If they start canceling contracts while trying to maintain some sort of appearance that they care, do you think they would attract people to their company?

Using CSA 2010 gives them an out, it shifts the blame on to the owner/driver who has to deal with everything.

Carriers don't randomly cancel the contracts of drivers that bring value to the company. If a carrier cleans house from time to time, that's a good thing. That is as long as you're doing a good enough job to not be swept into the dustpan. I don't see why it would hurt their recruiting efforts.

Even though some think we need to freak out about CSA, I'm just not feelin' it. The folks that maintain their trucks in a responsible manner will be just fine. Even if you have a headlight that burns out just as you hit the scale ramp, it's not the end of the world. If your doing your job well you shouldn't have so many points that it'll be a crisis.
 

greg334

Veteran Expediter
God Highway, the thing is we all want them to panic so they leave in order to get all that work.
 

ATeam

Senior Member
Retired Expediter
Even though some think we need to freak out about CSA, I'm just not feelin' it. The folks that maintain their trucks in a responsible manner will be just fine. Even if you have a headlight that burns out just as you hit the scale ramp, it's not the end of the world. If your doing your job well you shouldn't have so many points that it'll be a crisis.
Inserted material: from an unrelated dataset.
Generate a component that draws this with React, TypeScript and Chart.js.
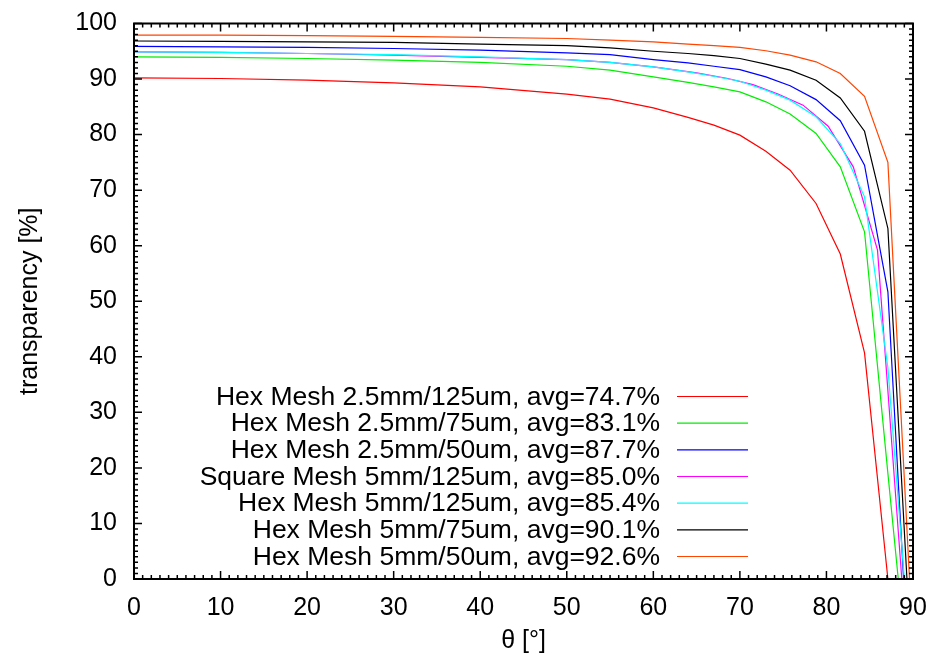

You are correct. If a driver who is committed to zero CSA points has the misfortune of a badly timed lamp failure and subsequent ticket, the driver will live to drive another day. However, a crisis would exist on a personal level because of the broken commitment the driver made to oneself. At least it would for me. It would be kicking myself for weeks if I got dinged with CSA points for any reason.

CSA 2010 is at least as exciting as it is troubling to me. It is projected to produce a true crisis for carriers by contributing to a driver shortage, which drives higher our value and hopefully our pay. It is already helping to get the truly bad drivers off the road which makes it safer for all of us. It puts good drivers in even better standing with their carriers as a drive who has the proven ability to drive violation free for a number of years would be highly sought by carriers who are seeking to keep their CSA points down.